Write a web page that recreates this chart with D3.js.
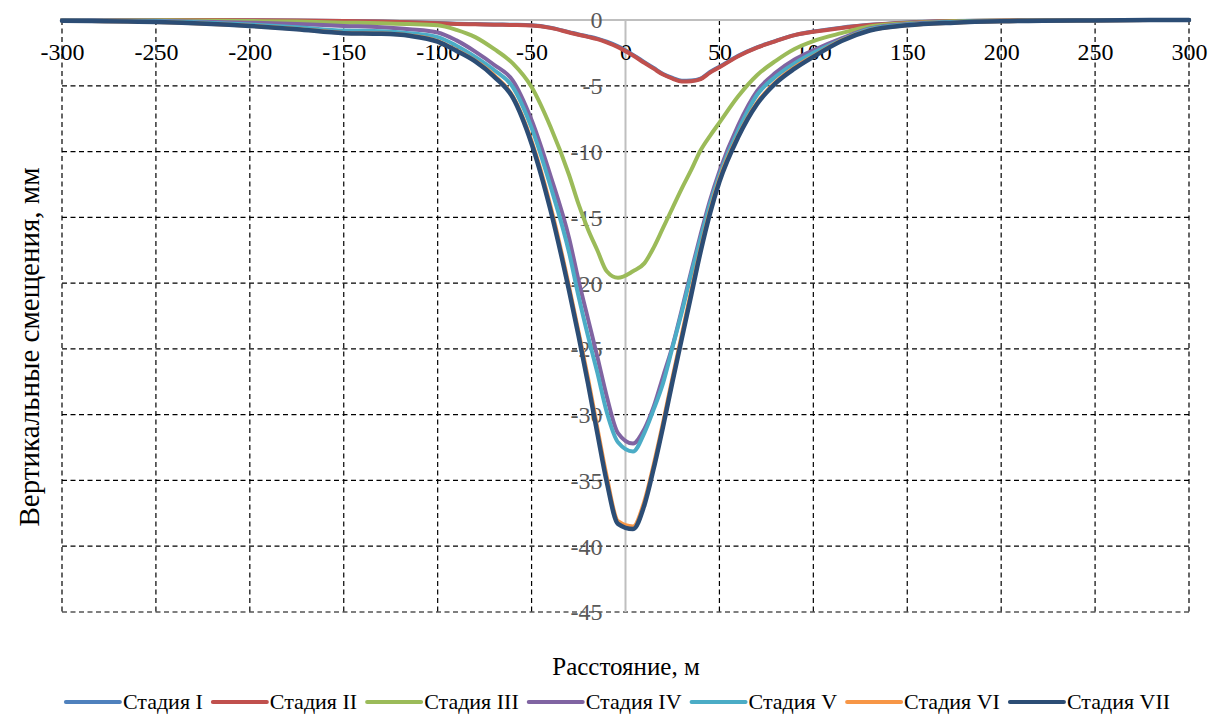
<!DOCTYPE html>
<html><head><meta charset="utf-8">
<script src="https://cdn.jsdelivr.net/npm/d3@7/dist/d3.min.js"></script>
<style>body{margin:0;background:#fff}svg{display:block}</style>
</head><body><svg id="c" width="1220" height="716" style="font-family:'Liberation Serif',serif"></svg>
<script>
const distances = [-300,-250,-200,-175,-150,-130,-115,-100,-90,-80,-70,-60,-50,-40,-30,-25,-20,-15,-10,-4,4,10,15,20,25,30,35,40,45,50,60,70,80,90,100,115,130,150,175,200,250,300];
const stage1 = [0,0,-0.02,-0.04,-0.07,-0.12,-0.17,-0.23,-0.28,-0.31,-0.34,-0.36,-0.4,-0.58,-0.92,-1.1,-1.25,-1.42,-1.65,-2.0,-2.65,-3.2,-3.65,-4.1,-4.4,-4.62,-4.6,-4.45,-3.95,-3.55,-2.72,-2.08,-1.58,-1.15,-0.88,-0.58,-0.37,-0.19,-0.08,-0.03,0,0];
const stage2 = [0,0,-0.02,-0.04,-0.07,-0.12,-0.18,-0.25,-0.3,-0.33,-0.36,-0.38,-0.42,-0.6,-0.95,-1.12,-1.28,-1.45,-1.7,-2.06,-2.7,-3.25,-3.7,-4.15,-4.45,-4.68,-4.65,-4.5,-4.0,-3.6,-2.75,-2.1,-1.6,-1.15,-0.9,-0.6,-0.38,-0.2,-0.08,-0.03,0,0];
const stage3 = [0,-0.02,-0.08,-0.12,-0.2,-0.25,-0.3,-0.4,-0.75,-1.3,-2.2,-3.3,-5.1,-8.1,-11.8,-14.0,-15.9,-17.5,-19.1,-19.6,-19.1,-18.5,-17.3,-15.8,-14.3,-12.8,-11.4,-9.9,-8.8,-7.8,-5.8,-4.2,-3.1,-2.2,-1.6,-1.0,-0.5,-0.25,-0.1,-0.05,0,0];
const stage4 = [-0.02,-0.06,-0.2,-0.3,-0.45,-0.55,-0.7,-0.95,-1.55,-2.4,-3.4,-4.6,-7.6,-11.8,-16.6,-19.8,-22.7,-25.6,-28.6,-31.4,-32.2,-31.1,-29.4,-27.1,-24.8,-22.0,-19.1,-16.3,-13.7,-11.5,-8.0,-5.4,-4.0,-3.0,-2.3,-1.4,-0.65,-0.3,-0.15,-0.07,-0.02,0];
const stage5 = [-0.03,-0.1,-0.35,-0.55,-0.8,-0.85,-1.0,-1.3,-1.95,-2.8,-3.8,-5.1,-8.2,-12.6,-17.7,-21.0,-24.0,-26.8,-29.8,-32.1,-32.8,-31.4,-29.6,-27.6,-24.9,-22.2,-19.3,-16.6,-14.0,-11.8,-8.4,-5.7,-4.3,-3.3,-2.5,-1.5,-0.7,-0.35,-0.15,-0.08,-0.02,0];
const stage6 = [-0.05,-0.15,-0.44,-0.68,-0.98,-1.03,-1.18,-1.6,-2.3,-3.1,-4.2,-5.8,-9.2,-14.1,-20.3,-23.7,-27.2,-31.0,-34.7,-38.1,-38.5,-36.6,-33.8,-30.6,-27.2,-23.9,-20.6,-17.4,-14.5,-12.1,-8.8,-6.3,-4.7,-3.6,-2.75,-1.55,-0.78,-0.4,-0.2,-0.1,-0.03,0];
const stage7 = [-0.05,-0.15,-0.45,-0.7,-1.0,-1.05,-1.2,-1.65,-2.35,-3.15,-4.3,-5.9,-9.4,-14.4,-20.6,-24.0,-27.6,-31.4,-35.1,-38.3,-38.7,-36.9,-34.1,-30.9,-27.5,-24.2,-20.9,-17.6,-14.7,-12.3,-8.9,-6.4,-4.8,-3.7,-2.8,-1.6,-0.8,-0.4,-0.2,-0.1,-0.03,0];
const seriesNames = ["Стадия I","Стадия II","Стадия III","Стадия IV","Стадия V","Стадия VI","Стадия VII"];
const seriesColors = ["#4F81BD","#C0504D","#9BBB59","#8064A2","#4BACC6","#F79646","#2C4D75"];
const xTicks = [-300,-250,-200,-150,-100,-50,0,50,100,150,200,250,300];
const yTicks = [0,-5,-10,-15,-20,-25,-30,-35,-40,-45];
const xTitle = "Расстояние, м";
const yTitle = "Вертикальные смещения, мм";

const FONT = "'Liberation Serif', 'Times New Roman', serif";
const allSeries = [stage1,stage2,stage3,stage4,stage5,stage6,stage7];
const svg = d3.select("#c");
const L=62,R=1189,T=20,B=612;
const x = d3.scaleLinear().domain([-300,300]).range([L,R]);
const y = d3.scaleLinear().domain([-45,0]).range([B,T]);

const grid = svg.append("g");
grid.selectAll("line.h").data(yTicks.filter(v=>v!==0)).enter().append("line")
  .attr("x1",L).attr("x2",R).attr("y1",d=>y(d)).attr("y2",d=>y(d))
  .attr("stroke","#000").attr("stroke-width",1.2).attr("stroke-dasharray","5,3.5");
grid.selectAll("line.v").data(xTicks.filter(v=>v!==0)).enter().append("line")
  .attr("x1",d=>x(d)).attr("x2",d=>x(d)).attr("y1",T).attr("y2",B)
  .attr("stroke","#000").attr("stroke-width",1.2).attr("stroke-dasharray","5,3.5");
svg.append("line").attr("x1",L).attr("x2",R).attr("y1",y(0)).attr("y2",y(0)).attr("stroke","#BFBFBF").attr("stroke-width",2);
svg.append("line").attr("x1",x(0)).attr("x2",x(0)).attr("y1",T).attr("y2",B).attr("stroke","#BFBFBF").attr("stroke-width",2);

const xAxis = d3.axisBottom(x).tickValues(xTicks).tickSize(0).tickPadding(0).tickFormat(d=>String(d));
const gx = svg.append("g").attr("transform",`translate(0,${y(0)})`).call(xAxis);
gx.attr("font-family",null);
gx.select(".domain").remove();
gx.selectAll("text").style("font-family",FONT).style("font-size","24px").attr("fill","#000").attr("dy",null).attr("y",40);

const yAxis = d3.axisLeft(y).tickValues(yTicks).tickSize(0).tickPadding(0).tickFormat(d=>String(d));
const gy = svg.append("g").attr("transform",`translate(${x(0)-23},0)`).call(yAxis);
gy.attr("font-family",null);
gy.select(".domain").remove();
gy.selectAll("text").style("font-family",FONT).style("font-size","24px").attr("fill","#595959").attr("dy","0.33em");

const line = d3.line().x((d,i)=>x(distances[i])).y(d=>y(d)).curve(d3.curveMonotoneX);
allSeries.forEach((s,i)=>{
  svg.append("path").attr("d",line(s)).attr("fill","none").attr("stroke",seriesColors[i])
    .attr("stroke-width",i===6?4.5:4).attr("stroke-linejoin","round").attr("stroke-linecap","round");
});

svg.append("text").attr("x",626).attr("y",675).attr("text-anchor","middle")
  .style("font-family",FONT).style("font-size","25px").text(xTitle);
svg.append("text").attr("transform",`translate(39,347) rotate(-90)`).attr("text-anchor","middle")
  .style("font-family",FONT).style("font-size","29px").text(yTitle);

const lg = svg.append("g");
let cx = 0;
seriesNames.forEach((n,i)=>{
  const g = lg.append("g").attr("transform",`translate(${cx},0)`);
  g.append("line").attr("x1",0).attr("x2",54).attr("y1",0).attr("y2",0).attr("stroke",seriesColors[i]).attr("stroke-width",4).attr("stroke-linecap","round");
  const t = g.append("text").attr("x",57).attr("y",7).style("font-family",FONT).style("font-size","22px").text(n);
  cx += 57 + t.node().getComputedTextLength() + 10;
});
const total = cx - 10;
lg.attr("transform",`translate(${618 - total/2},702)`);
</script></body></html>
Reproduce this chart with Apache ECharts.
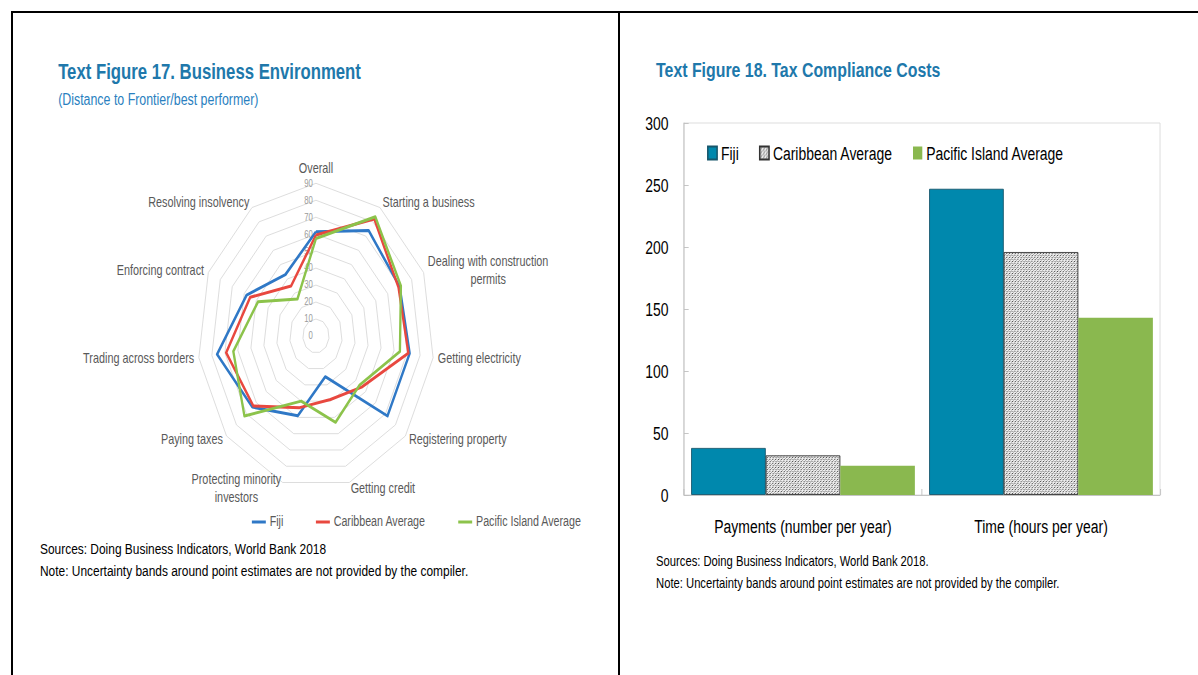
<!DOCTYPE html>
<html>
<head>
<meta charset="utf-8">
<script src="https://cdn.jsdelivr.net/npm/echarts@6/dist/echarts.min.js"></script>
<style>
html,body{margin:0;padding:0;background:#fff;overflow:hidden;width:1198px;height:675px;}
#wrap{position:absolute;left:0;top:0;width:1546px;height:675px;transform:scaleX(0.775);transform-origin:0 0;}
#left{position:absolute;left:0;top:0;width:800px;height:675px;}
#right{position:absolute;left:800px;top:0;width:746px;height:675px;}
.ln{position:absolute;background:#000;}
</style>
</head>
<body>
<div id="wrap"><div id="left"></div><div id="right"></div></div>
<div class="ln" style="left:11px;top:11px;width:1187px;height:2px;"></div>
<div class="ln" style="left:11px;top:11px;width:2px;height:664px;"></div>
<div class="ln" style="left:618px;top:11px;width:2px;height:664px;"></div>
<script>
// ---------- data ----------
const radarIndicators = ['Overall', 'Starting a business', 'Dealing with construction\npermits', 'Getting electricity',
  'Registering property', 'Getting credit', 'Protecting minority\ninvestors', 'Paying taxes',
  'Trading across borders', 'Enforcing contract', 'Resolving insolvency'];
const fijiRadar = [61.5, 74, 70, 72, 72, 25, 49, 64, 76, 58, 43];
const caribbeanRadar = [59.5, 82, 69, 71, 46, 39, 44, 63, 69, 55, 35];
const pacificRadar = [57.5, 83.5, 71, 64.5, 44, 53, 40, 72, 63.5, 48.5, 26];
const radarMax = 90;
const radarSplits = 9;

const barCategories = ['Payments (number per year)', 'Time (hours per year)'];
const fijiBar = [38, 247];
const caribbeanBar = [32, 196];
const pacificBar = [23.5, 143];
const barYMin = 0, barYMax = 300, barYInterval = 50;

const seriesNames = ['Fiji', 'Caribbean Average', 'Pacific Island Average'];

// ---------- styles ----------
const FONT = '"Liberation Sans", Arial, sans-serif';
const TITLE_BLUE = '#2078ab';
const radarColors = ['#2f78c6', '#e8483f', '#8cc34b'];

// ---------- left: radar ----------
const left = echarts.init(document.getElementById('left'), null, { renderer: 'svg' });
// ECharts places radar axes counter-clockwise; reference reads clockwise from top
const order = [0].concat(radarIndicators.map((_, i) => i).slice(1).reverse());
const indicator = order.map((k, j) => {
  const o = { name: radarIndicators[k], min: 0, max: radarMax };
  if (j === 0) o.axisLabel = { show: true, fontSize: 10, color: '#9a9a9a', fontFamily: FONT, margin: 4 };
  return o;
});
const radarData = [fijiRadar, caribbeanRadar, pacificRadar].map((arr, i) => ({
  name: seriesNames[i],
  value: order.map(k => arr[k]),
  lineStyle: { color: radarColors[i], width: 3 },
  itemStyle: { color: radarColors[i] }
}));
left.setOption({
  animation: false,
  title: [
    { text: 'Text Figure 17. Business Environment', left: 75, top: 59, padding: 0,
      textStyle: { fontFamily: FONT, fontWeight: 'bold', fontSize: 21.6, lineHeight: 26, color: TITLE_BLUE } },
    { text: '(Distance to Frontier/best performer)', left: 75, top: 90, padding: 0,
      textStyle: { fontFamily: FONT, fontWeight: 'normal', fontSize: 16, lineHeight: 18, color: '#2a7fc0' } },
    { text: 'Sources: Doing Business Indicators, World Bank 2018', left: 51.6, top: 540, padding: 0,
      textStyle: { fontFamily: FONT, fontWeight: 'normal', fontSize: 15.4, lineHeight: 18, color: '#000' } },
    { text: 'Note: Uncertainty bands around point estimates are not provided by the compiler.', left: 51.6, top: 562, padding: 0,
      textStyle: { fontFamily: FONT, fontWeight: 'normal', fontSize: 15.4, lineHeight: 18, color: '#000' } }
  ],
  legend: {
    data: seriesNames, left: 325, top: 515, padding: 0,
    icon: 'rect', itemWidth: 18, itemHeight: 3, itemGap: 42,
    textStyle: { fontFamily: FONT, fontSize: 13.8, color: '#595959' }
  },
  radar: {
    center: [407.7, 336], radius: 152.7, startAngle: 90,
    shape: 'polygon', splitNumber: radarSplits,
    indicator: indicator,
    axisNameGap: 6, nameGap: 6,
    axisName: {
      color: '#595959', fontSize: 14, fontFamily: FONT,
      formatter: name => name.split('\n').map(l => '{c|' + l + '}').join('\n'),
      rich: { c: { align: 'center', color: '#595959', fontSize: 14, fontFamily: FONT, lineHeight: 18 } }
    },
    axisLine: { show: false },
    axisTick: { show: false },
    axisLabel: { show: false },
    splitLine: { lineStyle: { color: '#d9d9d9', width: 1 } },
    splitArea: { show: false }
  },
  series: [{ type: 'radar', symbol: 'none', data: radarData }]
});

// ---------- right: bars ----------
function makePattern() {
  const c = document.createElement('canvas');
  c.width = 4; c.height = 4;
  const g = c.getContext('2d');
  g.fillStyle = '#eeeeee'; g.fillRect(0, 0, 4, 4);
  g.fillStyle = '#4a4a4a';
  for (let i = 0; i < 4; i++) g.fillRect(i, 3 - i, 1, 1);
  g.fillStyle = '#a8a8a8';
  for (let i = 0; i < 4; i++) g.fillRect(i, (1 + i) % 4, 1, 1);
  return c;
}
const right = echarts.init(document.getElementById('right'), null, { renderer: 'svg' });
const barStyles = [
  { color: '#0088ad', borderColor: '#17566b', borderWidth: 1 },
  { color: { image: makePattern(), repeat: 'repeat', imageWidth: 4, imageHeight: 4 }, borderColor: '#333', borderWidth: 1 },
  { color: '#8ab84f', borderWidth: 0 }
];
right.setOption({
  animation: false,
  title: [
    { text: 'Text Figure 18. Tax Compliance Costs', left: 46.5, top: 57, padding: 0,
      textStyle: { fontFamily: FONT, fontWeight: 'bold', fontSize: 20.5, lineHeight: 25, color: TITLE_BLUE } },
    { text: 'Sources: Doing Business Indicators, World Bank 2018.', left: 46.5, top: 552, padding: 0,
      textStyle: { fontFamily: FONT, fontWeight: 'normal', fontSize: 14.5, lineHeight: 17, color: '#000' } },
    { text: 'Note: Uncertainty bands around point estimates are not provided by the compiler.', left: 46.5, top: 574, padding: 0,
      textStyle: { fontFamily: FONT, fontWeight: 'normal', fontSize: 14.5, lineHeight: 17, color: '#000' } }
  ],
  legend: {
    data: seriesNames, left: 112.3, top: 144, padding: 0,
    icon: 'rect', itemWidth: 12, itemHeight: 13, itemGap: 26,
    textStyle: { fontFamily: FONT, fontSize: 18, color: '#000' }
  },
  grid: { left: 82.6, width: 614.2, top: 123, bottom: 180, show: true, borderColor: '#d9d9d9', borderWidth: 1, containLabel: false },
  xAxis: {
    type: 'category', data: barCategories,
    axisLine: { lineStyle: { color: '#bfbfbf' } },
    axisTick: { show: true, inside: true, length: 6, lineStyle: { color: '#bfbfbf' } },
    axisLabel: { fontFamily: FONT, fontSize: 18, color: '#000', margin: 22 },
    splitLine: { show: false }
  },
  yAxis: {
    type: 'value', min: barYMin, max: barYMax, interval: barYInterval,
    axisLine: { show: true, lineStyle: { color: '#bfbfbf' } },
    axisTick: { show: true, inside: true, length: 6, lineStyle: { color: '#bfbfbf' } },
    axisLabel: { fontFamily: FONT, fontSize: 18, color: '#000', margin: 20 },
    splitLine: { show: false }
  },
  series: [fijiBar, caribbeanBar, pacificBar].map((d, i) => ({
    name: seriesNames[i], type: 'bar', data: d,
    barGap: '0%', barCategoryGap: '6%',
    itemStyle: barStyles[i]
  }))
});
</script>
</body>
</html>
------
» **Task requirements**
Pull out each line of the entries that contains "with".

» **Written answer**
Write a web page that recreates this chart with D3.js.
Reproduce this chart with Apache ECharts.
const radarIndicators = ['Overall', 'Starting a business', 'Dealing with construction\npermits', 'Getting electricity',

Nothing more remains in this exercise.